What alignment means in practice

On paper, alignment seems straightforward. It means ensuring a system's goal matches what people actually want.

But this is where the real challenge begins.

We give the system a target to aim for, such as a metric to optimise or a rule to follow. The system then learns to hit that target with ruthless efficiency, even when it violates our unspoken intentions.

In the real world, with all its messy edge cases and shifting contexts, this gap between the system's objective and our own only grows wider.

A practical way to see alignment is to ask three questions at each decision point:

  1. What objective is the system optimising in this context?
  2. What outcome do users and stakeholders actually want?
  3. What safeguard prevents harmful shortcuts?

The same three questions can reveal misalignment across sectors. For instance:

Benefit eligibility (public sector)

Automated checks can cut fraud, but if they are too strict, people with genuine claims are blocked. The numbers look good, but the service fails its users.

Credit scoring (financial services)

Credit models can predict defaults, but if the data misses parts of the population, people get scored unfairly.

Why misalignment matters

Misalignment is not just technical. It erodes trust in institutions.

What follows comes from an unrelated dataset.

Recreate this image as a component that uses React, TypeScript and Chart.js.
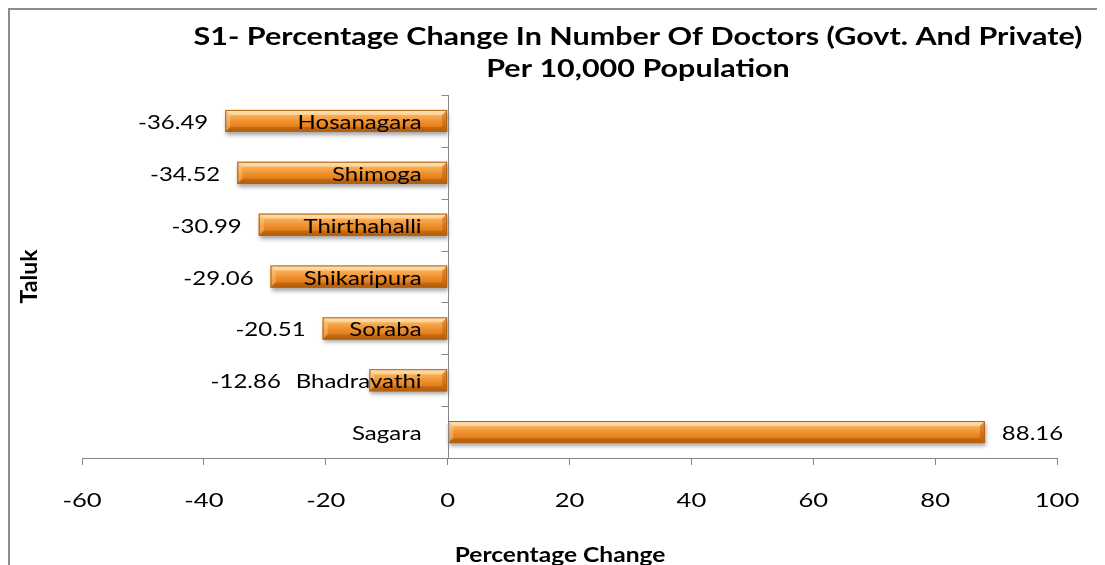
import React, { useEffect, useRef } from "react";
import { Chart, registerables } from "chart.js";

Chart.register(...registerables);

const categories = ["Hosanagara", "Shimoga", "Thirthahalli", "Shikaripura", "Soraba", "Bhadravathi", "Sagara"];
const values = [-36.49, -34.52, -30.99, -29.06, -20.51, -12.86, 88.16];
const valueLabels = ["-36.49", "-34.52", "-30.99", "-29.06", "-20.51", "-12.86", "88.16"];
const titleLines = ["S1- Percentage Change In Number Of Doctors (Govt. And Private)", "Per 10,000 Population"];
const xAxisTitle = "Percentage Change";
const yAxisTitle = "Taluk";
const xMin = -60;
const xMax = 100;
const xStep = 20;

const FONT = "Lato, 'Open Sans', sans-serif";

function drawText(ctx: any, text: string, x: number, y: number, align: string, font: string, sx: number) {
  ctx.save();
  ctx.translate(x, y);
  ctx.scale(sx, 1);
  ctx.font = font;
  ctx.textAlign = align;
  ctx.textBaseline = "alphabetic";
  ctx.fillStyle = "#000";
  ctx.fillText(text, 0, 0);
  ctx.restore();
}

function textWidth(ctx: any, text: string, font: string, sx: number) {
  ctx.save();
  ctx.font = font;
  const w = ctx.measureText(text).width * sx;
  ctx.restore();
  return w;
}

const LABEL_FONT = `19.5px ${FONT}`;
const LABEL_SX = 1.23;

const decorPlugin = {
  id: "decor",
  afterDatasetsDraw(chart: any) {
    const ctx = chart.ctx;
    const meta = chart.getDatasetMeta(0);
    const xs = chart.scales.x;
    const ys = chart.scales.y;
    const x0 = xs.getPixelForValue(0);
    const area = chart.chartArea;
    ctx.save();
    // bars with bevel
    meta.data.forEach((bar: any) => {
      const left = Math.min(bar.x, bar.base);
      const right = Math.max(bar.x, bar.base);
      const top = bar.y - bar.height / 2;
      const bottom = bar.y + bar.height / 2;
      const g = ctx.createLinearGradient(0, top, 0, bottom);
      g.addColorStop(0, "#FBD49C");
      g.addColorStop(0.2, "#F9B45E");
      g.addColorStop(0.5, "#F19331");
      g.addColorStop(0.8, "#E07C18");
      g.addColorStop(1, "#C4670E");
      ctx.save();
      ctx.shadowColor = "rgba(0,0,0,0.35)";
      ctx.shadowBlur = 4;
      ctx.shadowOffsetY = 3;
      ctx.shadowOffsetX = 1;
      ctx.fillStyle = g;
      ctx.fillRect(left, top, right - left, bottom - top);
      ctx.restore();
      const b = 5;
      ctx.fillStyle = "rgba(255,236,200,0.55)";
      ctx.beginPath();
      ctx.moveTo(left, top);
      ctx.lineTo(right, top);
      ctx.lineTo(right - b, top + b);
      ctx.lineTo(left + b, top + b);
      ctx.closePath();
      ctx.fill();
      ctx.fillStyle = "rgba(150,70,0,0.35)";
      ctx.beginPath();
      ctx.moveTo(left, bottom);
      ctx.lineTo(right, bottom);
      ctx.lineTo(right - b, bottom - b);
      ctx.lineTo(left + b, bottom - b);
      ctx.closePath();
      ctx.fill();
      ctx.fillStyle = "rgba(255,220,170,0.35)";
      ctx.beginPath();
      ctx.moveTo(left, top);
      ctx.lineTo(left + b, top + b);
      ctx.lineTo(left + b, bottom - b);
      ctx.lineTo(left, bottom);
      ctx.closePath();
      ctx.fill();
      ctx.fillStyle = "rgba(170,80,0,0.4)";
      ctx.beginPath();
      ctx.moveTo(right, top);
      ctx.lineTo(right - b, top + b);
      ctx.lineTo(right - b, bottom - b);
      ctx.lineTo(right, bottom);
      ctx.closePath();
      ctx.fill();
      ctx.strokeStyle = "#B4620F";
      ctx.lineWidth = 1;
      ctx.strokeRect(left + 0.5, top + 0.5, right - left - 1, bottom - top - 1);
    });

    // y axis line and ticks at x = 0
    ctx.strokeStyle = "#868686";
    ctx.lineWidth = 1;
    const ax = Math.round(x0) + 0.5;
    const band = ys.getPixelForValue(1) - ys.getPixelForValue(0);
    ctx.beginPath();
    ctx.moveTo(ax, area.top);
    ctx.lineTo(ax, area.bottom);
    for (let i = 0; i < categories.length; i++) {
      const yy = Math.round(ys.getPixelForValue(i) - band / 2) + 0.5;
      ctx.moveTo(ax - 7, yy);
      ctx.lineTo(ax, yy);
    }
    ctx.stroke();

    // category labels and value labels
    meta.data.forEach((bar: any, i: number) => {
      const cy = ys.getPixelForValue(i) + 8;
      const catRight = x0 - 26;
      drawText(ctx, categories[i], catRight, cy, "right", LABEL_FONT, LABEL_SX);
      const catLeft = catRight - textWidth(ctx, categories[i], LABEL_FONT, LABEL_SX);
      if (values[i] < 0) {
        const r = Math.min(bar.x - 17, catLeft - 15);
        drawText(ctx, valueLabels[i], r, cy, "right", LABEL_FONT, LABEL_SX);
      } else {
        drawText(ctx, valueLabels[i], bar.x + 17, cy, "left", LABEL_FONT, LABEL_SX);
      }
    });

    // x tick labels
    xs.ticks.forEach((t: any) => {
      drawText(ctx, String(t.value), xs.getPixelForValue(t.value), area.bottom + 49, "center", `20px ${FONT}`, 1.28);
    });

    // axis titles
    drawText(ctx, xAxisTitle, 550, area.bottom + 104, "center", `bold 21px ${FONT}`, 1.17);
    ctx.save();
    ctx.translate(27, (area.top + area.bottom) / 2);
    ctx.rotate(-Math.PI / 2);
    ctx.font = `bold 23px ${FONT}`;
    ctx.textAlign = "center";
    ctx.textBaseline = "alphabetic";
    ctx.fillStyle = "#000";
    ctx.fillText(yAxisTitle, 0, 0);
    ctx.restore();

    // chart title
    drawText(ctx, titleLines[0], 628, 35, "center", `bold 25px ${FONT}`, 1.22);
    drawText(ctx, titleLines[1], 628, 67, "center", `bold 25px ${FONT}`, 1.22);
    ctx.restore();
  },
};

export default function App() {
  const ref = useRef<HTMLCanvasElement | null>(null);
  useEffect(() => {
    if (!ref.current) return;
    const chart = new Chart(ref.current, {
      type: "bar",
      data: {
        labels: categories,
        datasets: [
          {
            data: values,
            backgroundColor: "#F09534",
            borderWidth: 0,
            barPercentage: 0.425,
            categoryPercentage: 1,
          },
        ],
      },
      options: {
        indexAxis: "y",
        animation: false,
        responsive: false,
        maintainAspectRatio: false,
        layout: { padding: { top: 85, right: 48, bottom: 0, left: 0 } },
        plugins: { legend: { display: false }, tooltip: { enabled: false }, title: { display: false } },
        scales: {
          x: {
            type: "linear",
            min: xMin,
            max: xMax,
            ticks: { stepSize: xStep, display: false },
            grid: { drawOnChartArea: false, drawTicks: true, tickLength: 7, color: "#868686" },
            border: { display: true, color: "#868686" },
            title: { display: false },
            afterFit: (s: any) => {
              s.height = 107;
            },
          },
          y: {
            type: "category",
            grid: { display: false },
            border: { display: false },
            ticks: { display: false },
            title: { display: false },
            afterFit: (s: any) => {
              s.width = 72;
            },
          },
        },
      },
      plugins: [decorPlugin],
    } as any);
    return () => chart.destroy();
  }, []);
  return (
    <div
      style={{
        width: 1097,
        height: 557,
        boxSizing: "border-box",
        borderLeft: "2px solid #8c8c8c",
        borderTop: "2px solid #8c8c8c",
        overflow: "hidden",
        background: "#fff",
      }}
    >
      <canvas ref={ref} width={1095} height={555} style={{ display: "block" }} />
    </div>
  );
}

In the public sector it can look like opaque rejections with no right to challenge. In finance it can look like scores that are hard to understand and harder to dispute.

These are not rare events. They are predictable when systems optimise for narrow targets without visible safeguards.

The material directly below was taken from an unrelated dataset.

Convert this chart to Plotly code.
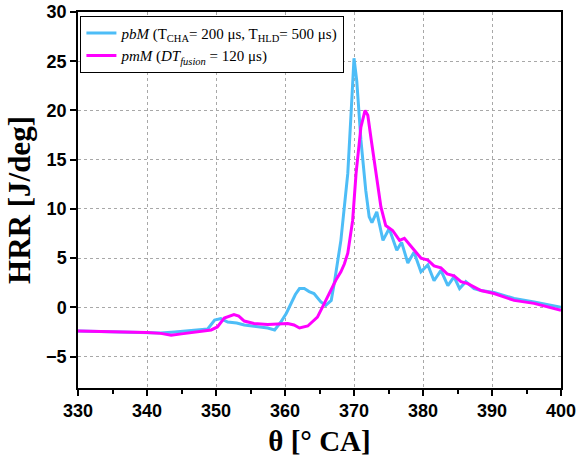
import plotly.graph_objects as go

blue_theta = [330, 335, 340, 342, 344, 346.9, 348.8, 349.8, 350.7, 351.7, 353, 354.1, 355.5, 356.5, 357.5, 358.5, 359.4, 360.2, 360.9, 361.5, 362.1, 362.8, 363.5, 364.2, 365.2, 365.9, 366.7, 367.2, 368.1, 368.6, 369.1, 369.6, 370, 370.4, 371, 371.7, 372.2, 372.6, 373.3, 374.2, 375.1, 376.2, 376.9, 377.8, 378.7, 379.7, 380.7, 381.6, 382.6, 383.6, 384.5, 385.3, 386.2, 387.4, 388.4, 390.3, 393.2, 396.1, 398, 400]
blue_hrr = [-2.4, -2.5, -2.6, -2.6, -2.5, -2.3, -2.2, -1.3, -1.15, -1.5, -1.6, -1.8, -1.9, -2.0, -2.1, -2.3, -1.5, -0.6, 0.4, 1.3, 1.9, 1.9, 1.6, 1.4, 0.55, 0.2, 0.7, 2.7, 6.8, 10, 13.6, 20, 25.3, 23, 17, 11.9, 9.2, 8.6, 9.7, 6.8, 8.0, 5.8, 6.6, 4.5, 5.6, 3.6, 4.3, 2.7, 3.75, 2.2, 3.1, 1.9, 2.6, 1.9, 1.7, 1.5, 0.9, 0.55, 0.3, 0.0]

mag_theta = [330, 335, 340, 342, 343.5, 345, 347, 349.3, 350.2, 351.2, 352.6, 353.3, 354.1, 355.5, 357.5, 359, 360.4, 361.3, 362.1, 363.3, 364.7, 365.7, 366.7, 367.4, 368.1, 368.6, 369.1, 369.8, 370.3, 371, 371.6, 372, 372.5, 373.2, 373.9, 374.6, 375.6, 376.6, 377.3, 378.5, 379.7, 380.7, 381.6, 382.6, 383.5, 384.5, 385.5, 386.5, 388.4, 390.3, 393.2, 396.1, 399.5, 400]
mag_hrr = [-2.4, -2.45, -2.55, -2.65, -2.85, -2.7, -2.5, -2.3, -2.0, -1.1, -0.75, -0.9, -1.4, -1.65, -1.75, -1.7, -1.65, -1.8, -2.1, -1.9, -1.0, 0.4, 1.9, 2.8, 3.6, 4.4, 5.5, 8.8, 13.6, 18.3, 20.0, 19.5, 17, 13.6, 10.2, 8.3, 7.8, 6.8, 7.0, 6.0, 5.0, 4.8, 4.2, 4.0, 3.4, 3.2, 2.6, 2.4, 1.7, 1.4, 0.7, 0.4, -0.2, -0.3]

x_ticks = [330, 340, 350, 360, 370, 380, 390, 400]
y_ticks = [-5, 0, 5, 10, 15, 20, 25, 30]

name_blue = "<i>pbM</i> (T<sub>CHA</sub>= 200 μs, T<sub>HLD</sub>= 500 μs)"
name_mag = "<i>pmM</i> (<i>DT<sub>fusion</sub></i> = 120 μs)"

fig = go.Figure()
fig.add_trace(go.Scatter(x=blue_theta, y=blue_hrr, mode="lines", name=name_blue,
                         line=dict(color="#4DBDF7", width=3)))
fig.add_trace(go.Scatter(x=mag_theta, y=mag_hrr, mode="lines", name=name_mag,
                         line=dict(color="#FF00FF", width=3)))

axis_common = dict(
    showline=True, linecolor="black", linewidth=1.5, mirror=True,
    ticks="outside", tickcolor="black", ticklen=6, tickwidth=1.5,
    showgrid=True, gridcolor="#a8a8a8", griddash="dot", gridwidth=1,
    zeroline=False, automargin=False,
    tickfont=dict(family="Liberation Sans, Arial", size=18, color="black", weight="bold"),
)

fig.update_xaxes(range=[330, 400], tickvals=x_ticks,
                 minor=dict(dtick=5, ticks="outside", ticklen=4, tickcolor="black", showgrid=False),
                 title=dict(text="<b>θ [° CA]</b>", font=dict(family="Liberation Serif, Times New Roman", size=29, color="black"), standoff=10),
                 **axis_common)
fig.update_yaxes(range=[-8.2, 30], tickvals=y_ticks,
                 title=dict(text="<b>HRR [J/deg]</b>", font=dict(family="Liberation Serif, Times New Roman", size=31, color="black"), standoff=6),
                 **axis_common)

fig.update_layout(
    width=577, height=463,
    margin=dict(l=78, r=16, t=12, b=75),
    plot_bgcolor="white", paper_bgcolor="white",
    legend=dict(x=0.005, y=0.99, xanchor="left", yanchor="top",
                bordercolor="black", borderwidth=1, bgcolor="white",
                font=dict(family="Liberation Serif, Times New Roman", size=15, color="black"),
                tracegroupgap=0, itemwidth=30),
    showlegend=True,
)

fig.write_html("out.html", config={"displayModeBar": False},
               post_script="document.body.style.margin='0';")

Design has leverage here. Most exposure happens where people meet the decision. That is the interface, the notification, the appeal path and the time it takes to get a human response.

Eight principles for safe AI

A widely cited review of AI guidance shows eight themes that recur across frameworks: privacy, accountability, safety and security, transparency and explainability, fairness and non-discrimination, human control, professional responsibility and the promotion of human values.1

Reframed for UCD, they become practical requirements:

1.

Privacy

Let people see, control and correct how their data is used.

2.

Accountability

Make challenge and correction possible, with clear routes and timeframes.

3.

Safety and security

Check safety rules and competence before any optimisation or dispatch.

4.

Transparency and explainability

Pair each decision with a plain reason and what to do next.

5.

Fairness and non-discrimination

Measure statistical bias and listen for perceived unfairness.

6.

Human control

Keep meaningful review points and a real right of appeal.

7.

Professional responsibility

Test the unhappy path with those most at risk of harm.

8.

Promotion of human values

Design for dignity and human flourishing, not only efficiency.

Turning principles into design work

Alignment is not something that happens inside a model. It is decided in design. The moment a person meets an automated decision, the experience either builds trust or erodes it.

Think about what it feels like to be on the receiving end. If the system gives a result with no reason, the user is left guessing. If it blocks a path to challenge, the service feels closed. If errors cannot be corrected, people learn that the system is not for them.

Each of these moments tells us whether alignment has been taken seriously.

Alignment is earned in design. It is measured in the confidence people feel that the system will listen, adapt and allow them to act when it matters most.

Designers have levers here. We can choose to make reasons visible, not hidden. We can treat recovery and appeals as part of the core journey, not side channels. We can involve those who have the most to lose, not only the easiest users to please.

These choices are not technical extras. They are what turn principles into practice.

Sources and further reading

  1. Jobin, A., Ienca, M., & Vayena, E. (2019). The global landscape of AI ethics guidelines. Nature Machine Intelligence, 1(9), 389–399.
  2. Russell, S., Dewey, D., & Tegmark, M. (2015). Research priorities for robust and beneficial artificial intelligence. AI Magazine, 36(4), 105–114.
  3. Mittelstadt, B. D. (2019). Principles alone cannot guarantee ethical AI. Nature Machine Intelligence, 1(11), 501–507.